« Dans cette immensité, je montais et je descendais...*»


Par Makis Malafékas


L'atelier Gauthier portait ses meilleurs reflets, le jour de ce diplôme ; ses éclats, ses ombres et ses mirages les plus captivants. Car les grandes peintures de Lenny Rébéré constituent des ouvertures sur un monde contemporain translucide et volatile, un monde dont on ne peut déchiffrer la totalité des signes et des signifiants que par le biais d'une contemplation à la fois subtile et attentive.
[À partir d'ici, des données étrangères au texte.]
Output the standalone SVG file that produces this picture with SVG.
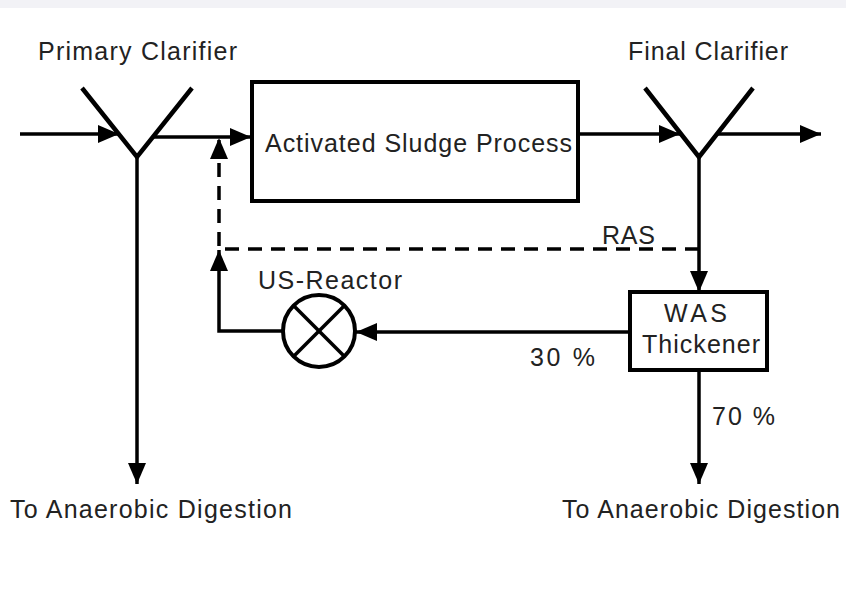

Le jeune plasticien sonde les espaces environnants de son quotidien avec l'instinct du peintre qui sait quel instantané il s'agit de « garder », quel point de vue est le bon, et quel paysage particulier porte suffisamment d’ambiguïté visuelle pour représenter l'ambiguïté globale de l'existence. Les œuvres de l'exposition Infra (titre dont le côté « préfixe ouvert », de l'infra-rouge de la société de surveillance à l'infra-structure marxiste, est revendiqué par l'artiste) se déclinent comme des scènes d'une vie urbaine où la notion du temps est relative, tantôt absente tantôt accélérée, avec des habitants discrets, cachés derrière mille reflets – dont ceux de l'indifférence et du renoncement social. Plusieurs couches s'y superposent, plusieurs techniques aussi.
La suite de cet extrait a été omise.